→ **Task instructions**
Write out each line that follows exactly as it stands, without the pictures.

→ **Collected material**

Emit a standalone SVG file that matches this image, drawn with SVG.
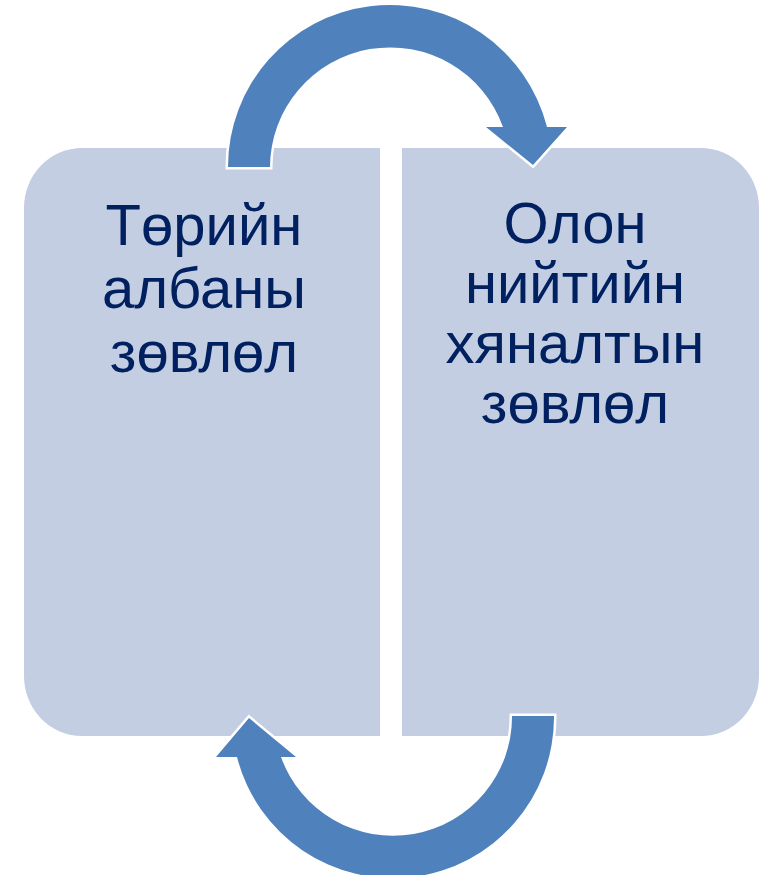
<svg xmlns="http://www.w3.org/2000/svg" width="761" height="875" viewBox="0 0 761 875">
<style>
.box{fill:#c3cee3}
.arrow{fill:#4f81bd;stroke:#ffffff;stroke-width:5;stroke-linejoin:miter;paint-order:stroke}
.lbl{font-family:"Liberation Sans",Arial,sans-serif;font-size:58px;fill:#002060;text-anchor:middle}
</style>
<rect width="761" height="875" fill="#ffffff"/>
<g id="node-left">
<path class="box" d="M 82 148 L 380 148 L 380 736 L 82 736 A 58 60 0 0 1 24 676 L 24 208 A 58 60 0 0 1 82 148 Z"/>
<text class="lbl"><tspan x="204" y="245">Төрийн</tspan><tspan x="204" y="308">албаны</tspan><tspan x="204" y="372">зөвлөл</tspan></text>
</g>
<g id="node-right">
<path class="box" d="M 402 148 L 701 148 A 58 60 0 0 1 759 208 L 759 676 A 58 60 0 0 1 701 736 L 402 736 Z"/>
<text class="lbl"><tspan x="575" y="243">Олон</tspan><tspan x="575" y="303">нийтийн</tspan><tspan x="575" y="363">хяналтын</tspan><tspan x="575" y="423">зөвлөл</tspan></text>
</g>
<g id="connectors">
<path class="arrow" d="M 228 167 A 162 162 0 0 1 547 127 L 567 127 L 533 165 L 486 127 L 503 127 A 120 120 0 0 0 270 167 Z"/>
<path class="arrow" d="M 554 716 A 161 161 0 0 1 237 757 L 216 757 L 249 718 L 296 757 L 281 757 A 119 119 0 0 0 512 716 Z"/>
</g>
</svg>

→ **Written solution**
Emit a standalone SVG file that matches this image, drawn with SVG.
<svg xmlns="http://www.w3.org/2000/svg" width="761" height="875" viewBox="0 0 761 875">
<style>
.box{fill:#c3cee3}
.arrow{fill:#4f81bd;stroke:#ffffff;stroke-width:5;stroke-linejoin:miter;paint-order:stroke}
.lbl{font-family:"Liberation Sans",Arial,sans-serif;font-size:58px;fill:#002060;text-anchor:middle}
</style>
<rect width="761" height="875" fill="#ffffff"/>
<g id="node-left">
<path class="box" d="M 82 148 L 380 148 L 380 736 L 82 736 A 58 60 0 0 1 24 676 L 24 208 A 58 60 0 0 1 82 148 Z"/>
<text class="lbl"><tspan x="204" y="245">Төрийн</tspan><tspan x="204" y="308">албаны</tspan><tspan x="204" y="372">зөвлөл</tspan></text>
</g>
<g id="node-right">
<path class="box" d="M 402 148 L 701 148 A 58 60 0 0 1 759 208 L 759 676 A 58 60 0 0 1 701 736 L 402 736 Z"/>
<text class="lbl"><tspan x="575" y="243">Олон</tspan><tspan x="575" y="303">нийтийн</tspan><tspan x="575" y="363">хяналтын</tspan><tspan x="575" y="423">зөвлөл</tspan></text>
</g>
<g id="connectors">
<path class="arrow" d="M 228 167 A 162 162 0 0 1 547 127 L 567 127 L 533 165 L 486 127 L 503 127 A 120 120 0 0 0 270 167 Z"/>
<path class="arrow" d="M 554 716 A 161 161 0 0 1 237 757 L 216 757 L 249 718 L 296 757 L 281 757 A 119 119 0 0 0 512 716 Z"/>
</g>
</svg>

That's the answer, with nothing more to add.